Canada Mortgage and Housing Corp. said the total value of its mortgage insurance shrank in the second quarter as the federal government continues to foresee itself playing a smaller role in the country's housing market.

CMHC insured $11.78-billion in new mortgages for homeowners in the three months ending in June, down from $12.49-billion in the same period last year. The agency insured $3.2-billion worth of bulk portfolio insurance program, which allows lenders to insure large numbers of uninsured mortgages, more than double the volume from the second quarter last year, a spike the agency said was due to more lenders opting to insure more of their uninsured mortgages in the second quarter rather than toward the end of the year.

Overall CMHC says it now insures $534-billion worth of mortgages.

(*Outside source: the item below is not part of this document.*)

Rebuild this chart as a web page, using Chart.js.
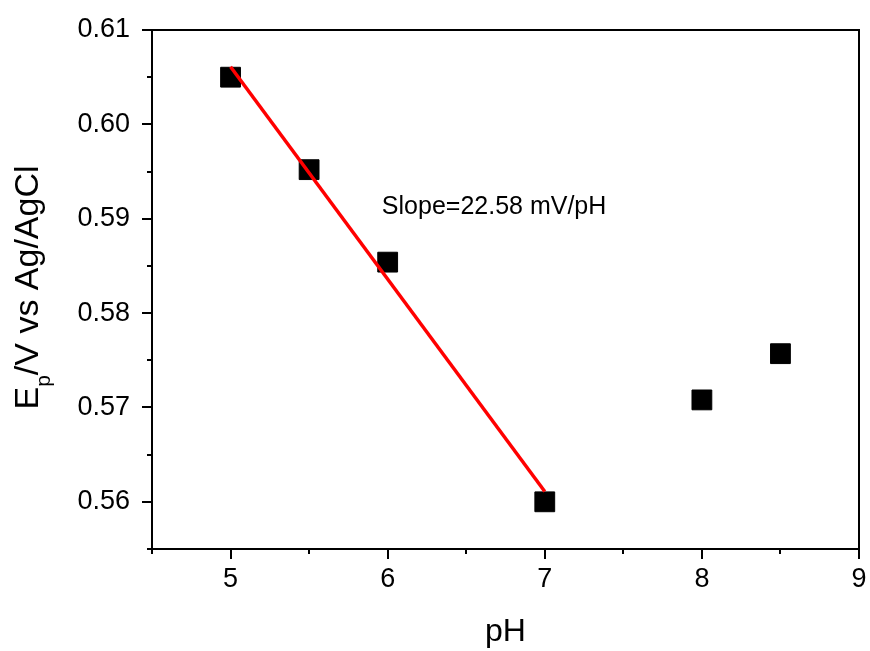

That figure is down $17-billion from $551-billion last year. The federal housing agency has a legislated limit of $600-billion in mortgage insurance.

CMHC insures 41.2 per cent of all outstanding mortgages in Canada, down from 44.8 per cent in the same period last year.

Despite a sharp downturn in oil prices since last fall and fears over a Canadian recession this year, CMHC said claims on its mortgage insurance increased by just $1-million in the second quarter compared to the same period last year, to $88-million.

Nationally, the agency's loss ratio – the percentage of its total outstanding insured mortgages that are at least 90 days in arrears – was 0.34 per cent, up from 0.33 per cent a year earlier.

The average credit score for borrowers was 748 in the second quarter, up from 745 a year earlier, while the average value of an insured mortgage rose 2 per cent to $235,384.

Regionally, however, mortgages arrears were up for the year by more than a third in Newfoundland and Saskatchewan, two provinces whose housing markets have struggled this year amid falling commodity prices.

The percentage of CMHC-insured mortgages in arrears has risen slightly in Alberta this year, although it was lower than the same time last year. The arrears rate dropped in B.C. and Ontario, markets that have benefited from lower interest rates and a falling Canadian dollar.

Hikes to insurance premiums brought CMHC brought in an additional $22-million in revenue for the federal agency.

Editor's note: A previous version of this story said CMHC-insured mortgages in arrears fell slightly in Alberta. Corrected data provided by CMHC actually shows they have risen slightly.